Cohen could not be reached to comment.

One Surfside homeowner, Suzanne Chalon, paid Cohen almost $250,000 between 1999 and 2001 for work on her house that he barely began, and what he did was of such poor quality that the town of Surfside ordered the home demolished, according to the arrest affidavit.

Last weekend, bulldozers tore down the house, located at 9480 Bay Drive.
“Raphael Cohen ruined me,” Chalon, 71, said. “I don’t know if I can build again because he already took all the money my husband and I worked for for our retirement.”
Chalon and her husband have been living in a rented apartment since they hired Cohen to work on their house four years ago.

They met Cohen through her son, attorney Roger Elkind, who in turn had met him through a friend.
Cohen, who lives at 824, 88th Street, inspired confidence with his smooth, cultured ways as he wooed them at dinners in his spacious Surfside home, Elkind and Chalon said.

“His house looks like a museum, with paintings and marble bathrooms and European wood,” Elkind said. “He has this beautiful house right next to yours, and you think, ‘how could this man take your money?’”
Cohen, who is not a licensed contractor but said he was, even convinced Chalon –  and at least one other victim – to give him power of attorney, according to the affidavit.

Then he used deception to keep the homeowners separated from the subcontractors so he could play them off each other, the police said.

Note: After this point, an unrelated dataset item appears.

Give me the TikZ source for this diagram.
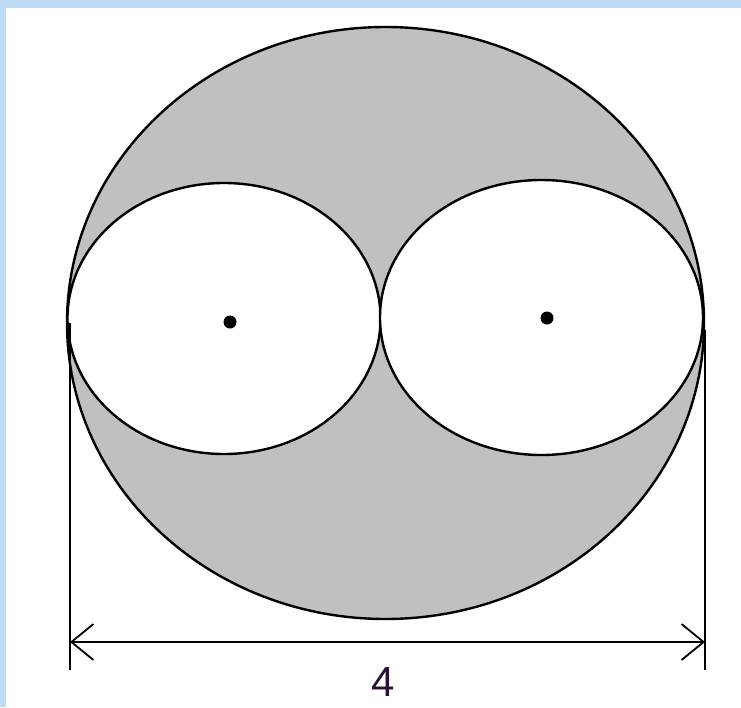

He demanded large amounts of money from Chalon, then when the work was delayed, he told Chalon it was the subcontractor’s fault and that he needed more money to get the job going, police said.

At the same time, he told subcontractors that Chalon could not or would not meet with them, and when they demanded payment, he said she had not yet paid him, according to the affidavit.
He continued to demand money even when it was apparent the work wasn’t progressing properly,

Chalon said. “I had already given him so much money that I just wanted it to be done, and I just kept hoping that Raphael would finally fix the house if I gave him what he asked for,” Chalon said. “It can make me look stupid, but this man is a con artist, and I trusted him.”

Two Miami Beach residents who accuse Cohen of similar violations are mentioned in the arrest affidavit, though both of those cases involved less than $20,000.
Other victims likely just ate their losses when Cohen bilked them rather than add expense to injury by paying lawyers to sue him, Rojas said.

“I didn’t have enough money to hire a lawyer,” Chalon said, “I don’t know what I would have done without my son, who put so much work into fighting Cohen for me.”
Elkind even went so far as to give up part of his private practice over the past 2 1/2 years to spend more time on the Cohen case.
This became about something bigger than my mother, because from what I’ve seen Cohen has been doing this to people for years,” he said.